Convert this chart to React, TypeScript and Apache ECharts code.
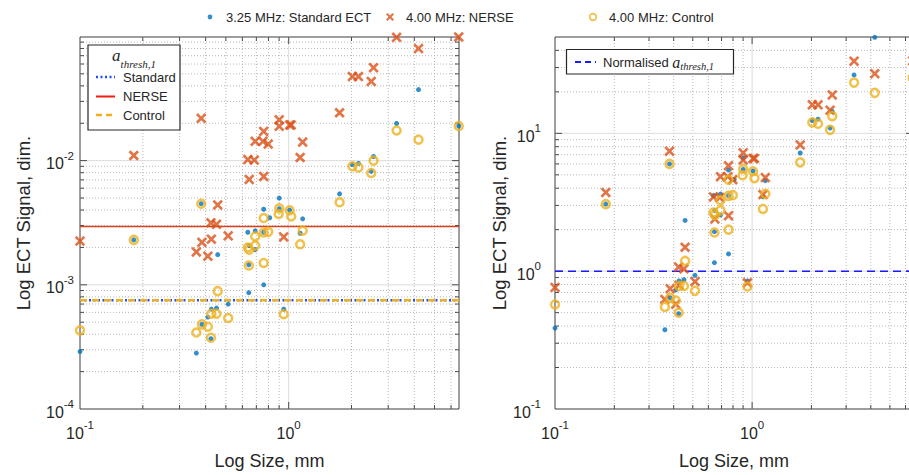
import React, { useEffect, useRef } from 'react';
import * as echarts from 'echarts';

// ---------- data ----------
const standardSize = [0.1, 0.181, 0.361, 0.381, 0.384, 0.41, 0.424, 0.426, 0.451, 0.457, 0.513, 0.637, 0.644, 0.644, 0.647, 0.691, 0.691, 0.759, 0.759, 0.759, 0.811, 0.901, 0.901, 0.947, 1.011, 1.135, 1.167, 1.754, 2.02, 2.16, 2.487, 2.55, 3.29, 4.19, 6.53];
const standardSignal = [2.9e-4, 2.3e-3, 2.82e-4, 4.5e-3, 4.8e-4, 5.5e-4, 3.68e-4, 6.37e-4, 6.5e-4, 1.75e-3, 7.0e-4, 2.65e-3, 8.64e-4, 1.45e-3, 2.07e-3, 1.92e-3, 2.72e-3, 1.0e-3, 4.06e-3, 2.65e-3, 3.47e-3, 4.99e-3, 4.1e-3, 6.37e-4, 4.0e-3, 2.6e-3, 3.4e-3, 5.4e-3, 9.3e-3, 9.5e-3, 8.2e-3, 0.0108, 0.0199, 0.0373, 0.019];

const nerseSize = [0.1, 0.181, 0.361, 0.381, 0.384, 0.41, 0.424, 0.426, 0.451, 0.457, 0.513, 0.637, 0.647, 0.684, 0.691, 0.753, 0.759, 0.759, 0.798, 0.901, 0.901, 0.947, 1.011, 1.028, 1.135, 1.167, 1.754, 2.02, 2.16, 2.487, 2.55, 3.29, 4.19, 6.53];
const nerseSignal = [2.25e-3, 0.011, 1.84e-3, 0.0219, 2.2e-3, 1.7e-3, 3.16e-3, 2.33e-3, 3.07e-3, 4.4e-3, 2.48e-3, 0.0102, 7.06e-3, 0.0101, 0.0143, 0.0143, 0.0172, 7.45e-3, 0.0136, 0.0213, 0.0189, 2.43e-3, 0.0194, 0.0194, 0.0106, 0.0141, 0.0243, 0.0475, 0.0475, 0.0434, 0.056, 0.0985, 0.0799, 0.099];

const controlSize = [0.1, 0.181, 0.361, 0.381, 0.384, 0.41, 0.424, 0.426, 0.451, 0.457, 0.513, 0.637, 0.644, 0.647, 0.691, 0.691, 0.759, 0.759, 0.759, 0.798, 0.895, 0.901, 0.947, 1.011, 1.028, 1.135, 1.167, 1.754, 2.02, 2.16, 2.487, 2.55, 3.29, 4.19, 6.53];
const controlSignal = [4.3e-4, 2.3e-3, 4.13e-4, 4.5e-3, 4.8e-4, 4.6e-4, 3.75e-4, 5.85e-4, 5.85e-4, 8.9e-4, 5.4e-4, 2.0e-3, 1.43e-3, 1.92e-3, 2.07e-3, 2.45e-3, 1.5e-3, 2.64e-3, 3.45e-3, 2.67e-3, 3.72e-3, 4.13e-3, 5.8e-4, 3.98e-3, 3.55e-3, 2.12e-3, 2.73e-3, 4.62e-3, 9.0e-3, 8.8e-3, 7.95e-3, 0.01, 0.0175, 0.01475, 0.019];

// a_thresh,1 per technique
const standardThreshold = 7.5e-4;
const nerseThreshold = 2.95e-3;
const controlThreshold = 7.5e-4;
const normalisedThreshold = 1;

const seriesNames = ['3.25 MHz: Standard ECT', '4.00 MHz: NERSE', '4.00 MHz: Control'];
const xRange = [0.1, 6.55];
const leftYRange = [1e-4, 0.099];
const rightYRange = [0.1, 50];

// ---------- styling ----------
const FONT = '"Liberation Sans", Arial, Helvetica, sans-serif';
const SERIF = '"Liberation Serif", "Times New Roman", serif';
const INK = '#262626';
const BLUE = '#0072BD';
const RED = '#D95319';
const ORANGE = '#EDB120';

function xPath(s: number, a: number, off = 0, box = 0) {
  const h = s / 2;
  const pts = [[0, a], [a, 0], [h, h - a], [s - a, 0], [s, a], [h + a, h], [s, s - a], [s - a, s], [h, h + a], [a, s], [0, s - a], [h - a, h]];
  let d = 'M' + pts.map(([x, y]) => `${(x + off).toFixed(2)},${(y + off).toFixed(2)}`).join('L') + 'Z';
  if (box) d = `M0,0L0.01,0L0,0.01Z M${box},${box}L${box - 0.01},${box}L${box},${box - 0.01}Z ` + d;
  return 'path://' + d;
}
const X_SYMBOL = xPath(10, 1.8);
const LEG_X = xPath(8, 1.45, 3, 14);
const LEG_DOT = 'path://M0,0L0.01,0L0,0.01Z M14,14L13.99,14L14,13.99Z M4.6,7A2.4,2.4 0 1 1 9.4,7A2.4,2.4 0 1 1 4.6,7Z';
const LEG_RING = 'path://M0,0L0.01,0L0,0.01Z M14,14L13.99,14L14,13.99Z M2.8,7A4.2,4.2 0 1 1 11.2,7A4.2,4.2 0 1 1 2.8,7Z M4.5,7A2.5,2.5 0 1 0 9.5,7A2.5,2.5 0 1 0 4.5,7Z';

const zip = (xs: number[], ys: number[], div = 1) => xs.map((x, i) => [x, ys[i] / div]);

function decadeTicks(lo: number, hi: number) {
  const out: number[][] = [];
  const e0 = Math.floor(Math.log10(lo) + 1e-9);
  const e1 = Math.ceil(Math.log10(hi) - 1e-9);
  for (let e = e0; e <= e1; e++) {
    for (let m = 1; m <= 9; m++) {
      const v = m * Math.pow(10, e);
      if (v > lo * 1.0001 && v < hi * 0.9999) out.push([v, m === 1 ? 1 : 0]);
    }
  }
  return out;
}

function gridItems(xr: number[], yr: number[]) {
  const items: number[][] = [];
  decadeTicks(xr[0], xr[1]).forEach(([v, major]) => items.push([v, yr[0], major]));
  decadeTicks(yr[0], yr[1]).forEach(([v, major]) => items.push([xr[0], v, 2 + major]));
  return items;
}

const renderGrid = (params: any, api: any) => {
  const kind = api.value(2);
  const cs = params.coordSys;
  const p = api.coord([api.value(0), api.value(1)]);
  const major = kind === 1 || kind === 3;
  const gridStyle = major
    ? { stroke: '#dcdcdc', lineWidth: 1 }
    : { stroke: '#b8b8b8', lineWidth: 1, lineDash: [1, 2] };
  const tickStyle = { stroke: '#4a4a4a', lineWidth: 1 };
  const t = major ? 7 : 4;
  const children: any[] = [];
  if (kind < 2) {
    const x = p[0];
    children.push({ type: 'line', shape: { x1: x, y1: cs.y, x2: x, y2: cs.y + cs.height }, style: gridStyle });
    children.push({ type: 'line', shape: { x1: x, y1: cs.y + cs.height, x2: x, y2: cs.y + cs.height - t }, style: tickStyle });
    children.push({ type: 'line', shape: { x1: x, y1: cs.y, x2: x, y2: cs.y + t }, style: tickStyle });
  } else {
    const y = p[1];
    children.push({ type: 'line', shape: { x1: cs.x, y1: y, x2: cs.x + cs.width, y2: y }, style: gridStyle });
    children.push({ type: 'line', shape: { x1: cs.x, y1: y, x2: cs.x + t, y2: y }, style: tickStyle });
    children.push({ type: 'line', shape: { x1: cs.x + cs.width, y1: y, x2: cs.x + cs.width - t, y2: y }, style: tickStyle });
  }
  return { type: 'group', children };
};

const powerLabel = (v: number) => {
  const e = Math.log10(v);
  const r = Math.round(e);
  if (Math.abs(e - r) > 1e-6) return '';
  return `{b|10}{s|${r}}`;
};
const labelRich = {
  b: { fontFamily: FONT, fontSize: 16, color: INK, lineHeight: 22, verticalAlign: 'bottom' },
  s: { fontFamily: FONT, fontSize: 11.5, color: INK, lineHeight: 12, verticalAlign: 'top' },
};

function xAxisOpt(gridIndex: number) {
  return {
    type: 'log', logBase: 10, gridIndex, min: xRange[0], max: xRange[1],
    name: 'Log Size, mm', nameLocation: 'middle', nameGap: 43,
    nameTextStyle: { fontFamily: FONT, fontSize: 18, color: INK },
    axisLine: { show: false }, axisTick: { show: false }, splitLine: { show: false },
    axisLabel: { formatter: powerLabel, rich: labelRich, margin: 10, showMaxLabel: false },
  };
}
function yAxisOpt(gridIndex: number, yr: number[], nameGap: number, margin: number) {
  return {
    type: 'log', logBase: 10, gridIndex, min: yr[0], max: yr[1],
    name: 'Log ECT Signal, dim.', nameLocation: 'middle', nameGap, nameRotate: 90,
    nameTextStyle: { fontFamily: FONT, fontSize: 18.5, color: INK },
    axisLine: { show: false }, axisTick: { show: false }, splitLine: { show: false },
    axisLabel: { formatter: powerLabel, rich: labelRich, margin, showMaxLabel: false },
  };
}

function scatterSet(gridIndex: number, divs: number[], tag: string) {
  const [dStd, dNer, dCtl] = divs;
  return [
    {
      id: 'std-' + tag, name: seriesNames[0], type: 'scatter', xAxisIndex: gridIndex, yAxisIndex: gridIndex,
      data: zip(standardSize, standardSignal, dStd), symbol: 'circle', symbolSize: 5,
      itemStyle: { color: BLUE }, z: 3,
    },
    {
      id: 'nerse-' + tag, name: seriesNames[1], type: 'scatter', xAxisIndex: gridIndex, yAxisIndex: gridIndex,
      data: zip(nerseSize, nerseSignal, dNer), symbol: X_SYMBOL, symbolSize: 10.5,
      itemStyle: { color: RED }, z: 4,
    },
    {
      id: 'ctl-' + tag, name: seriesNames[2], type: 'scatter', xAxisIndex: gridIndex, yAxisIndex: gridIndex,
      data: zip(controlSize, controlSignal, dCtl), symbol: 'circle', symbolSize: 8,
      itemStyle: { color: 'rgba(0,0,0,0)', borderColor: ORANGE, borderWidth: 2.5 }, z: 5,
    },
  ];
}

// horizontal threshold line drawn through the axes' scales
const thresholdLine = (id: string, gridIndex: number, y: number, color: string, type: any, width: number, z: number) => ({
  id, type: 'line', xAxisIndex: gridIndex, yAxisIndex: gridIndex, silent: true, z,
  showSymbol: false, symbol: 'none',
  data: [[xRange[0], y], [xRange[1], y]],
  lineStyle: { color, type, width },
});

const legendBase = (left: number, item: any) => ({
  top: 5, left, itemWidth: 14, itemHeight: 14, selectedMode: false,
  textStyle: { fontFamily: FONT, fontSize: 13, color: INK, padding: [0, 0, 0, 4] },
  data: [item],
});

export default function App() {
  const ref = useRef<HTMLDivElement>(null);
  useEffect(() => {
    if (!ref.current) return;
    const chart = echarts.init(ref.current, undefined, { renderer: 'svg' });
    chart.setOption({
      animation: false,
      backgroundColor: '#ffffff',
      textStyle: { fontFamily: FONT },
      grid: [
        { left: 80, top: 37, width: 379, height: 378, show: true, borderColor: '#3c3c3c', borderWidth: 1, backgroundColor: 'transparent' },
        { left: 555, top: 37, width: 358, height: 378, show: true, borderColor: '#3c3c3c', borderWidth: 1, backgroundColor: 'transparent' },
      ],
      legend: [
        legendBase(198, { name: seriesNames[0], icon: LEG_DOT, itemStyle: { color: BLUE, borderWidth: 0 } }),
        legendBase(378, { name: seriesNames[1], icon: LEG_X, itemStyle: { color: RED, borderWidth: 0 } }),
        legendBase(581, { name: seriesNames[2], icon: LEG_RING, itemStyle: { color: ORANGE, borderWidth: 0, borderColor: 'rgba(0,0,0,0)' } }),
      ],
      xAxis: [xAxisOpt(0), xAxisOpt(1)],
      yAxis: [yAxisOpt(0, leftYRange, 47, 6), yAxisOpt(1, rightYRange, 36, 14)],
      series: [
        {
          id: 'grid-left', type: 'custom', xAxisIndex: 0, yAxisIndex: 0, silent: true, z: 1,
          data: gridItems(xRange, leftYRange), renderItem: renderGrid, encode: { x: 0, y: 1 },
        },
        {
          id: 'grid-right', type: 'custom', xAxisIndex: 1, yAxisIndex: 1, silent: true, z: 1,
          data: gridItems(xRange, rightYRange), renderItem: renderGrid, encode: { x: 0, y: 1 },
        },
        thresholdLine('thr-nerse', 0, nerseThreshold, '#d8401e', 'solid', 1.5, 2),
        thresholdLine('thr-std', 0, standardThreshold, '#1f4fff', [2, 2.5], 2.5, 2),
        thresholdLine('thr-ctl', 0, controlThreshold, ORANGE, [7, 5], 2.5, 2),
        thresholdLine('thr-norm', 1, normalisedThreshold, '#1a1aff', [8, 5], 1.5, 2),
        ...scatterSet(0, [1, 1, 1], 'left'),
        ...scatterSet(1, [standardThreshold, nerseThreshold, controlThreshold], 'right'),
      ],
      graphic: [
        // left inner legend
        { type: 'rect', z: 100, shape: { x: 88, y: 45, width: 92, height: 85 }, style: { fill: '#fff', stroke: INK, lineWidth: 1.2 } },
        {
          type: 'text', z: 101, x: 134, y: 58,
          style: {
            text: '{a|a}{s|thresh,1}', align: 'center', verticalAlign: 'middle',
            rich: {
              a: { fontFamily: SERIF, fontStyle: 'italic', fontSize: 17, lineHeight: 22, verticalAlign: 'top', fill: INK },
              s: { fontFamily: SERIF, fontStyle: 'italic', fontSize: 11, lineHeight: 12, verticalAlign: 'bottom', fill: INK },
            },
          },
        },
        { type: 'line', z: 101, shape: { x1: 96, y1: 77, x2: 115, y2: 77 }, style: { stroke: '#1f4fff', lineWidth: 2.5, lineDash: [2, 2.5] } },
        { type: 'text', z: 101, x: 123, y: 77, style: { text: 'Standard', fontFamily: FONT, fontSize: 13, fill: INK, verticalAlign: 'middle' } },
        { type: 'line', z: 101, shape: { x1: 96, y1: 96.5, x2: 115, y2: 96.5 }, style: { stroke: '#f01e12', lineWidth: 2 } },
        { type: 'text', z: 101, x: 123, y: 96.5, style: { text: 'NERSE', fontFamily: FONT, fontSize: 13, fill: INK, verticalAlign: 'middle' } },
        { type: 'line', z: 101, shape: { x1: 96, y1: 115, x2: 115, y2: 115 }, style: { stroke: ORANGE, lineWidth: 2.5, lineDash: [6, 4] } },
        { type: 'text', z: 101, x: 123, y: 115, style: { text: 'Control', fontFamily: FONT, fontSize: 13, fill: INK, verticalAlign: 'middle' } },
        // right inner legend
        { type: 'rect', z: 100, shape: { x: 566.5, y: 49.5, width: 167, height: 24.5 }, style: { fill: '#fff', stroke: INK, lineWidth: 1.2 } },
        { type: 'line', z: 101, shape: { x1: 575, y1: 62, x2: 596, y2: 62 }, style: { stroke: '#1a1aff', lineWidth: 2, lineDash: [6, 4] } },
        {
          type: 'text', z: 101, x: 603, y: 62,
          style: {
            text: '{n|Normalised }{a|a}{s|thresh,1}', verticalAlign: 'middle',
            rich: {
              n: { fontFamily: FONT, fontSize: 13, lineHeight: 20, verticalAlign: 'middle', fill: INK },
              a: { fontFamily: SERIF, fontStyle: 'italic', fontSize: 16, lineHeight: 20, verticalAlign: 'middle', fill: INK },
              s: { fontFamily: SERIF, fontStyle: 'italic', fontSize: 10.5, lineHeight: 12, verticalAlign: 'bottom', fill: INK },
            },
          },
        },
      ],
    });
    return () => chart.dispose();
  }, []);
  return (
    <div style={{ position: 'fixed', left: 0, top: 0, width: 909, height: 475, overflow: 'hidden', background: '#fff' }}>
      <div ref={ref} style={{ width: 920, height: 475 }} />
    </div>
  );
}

## What is being asked
Write out again, exactly, the lines from the start of the listing up to the line containing "import * as echarts from 'echarts';", with both ends and without pictures.

## Task answer
Convert this chart to React, TypeScript and Apache ECharts code.
import React, { useEffect, useRef } from 'react';
import * as echarts from 'echarts';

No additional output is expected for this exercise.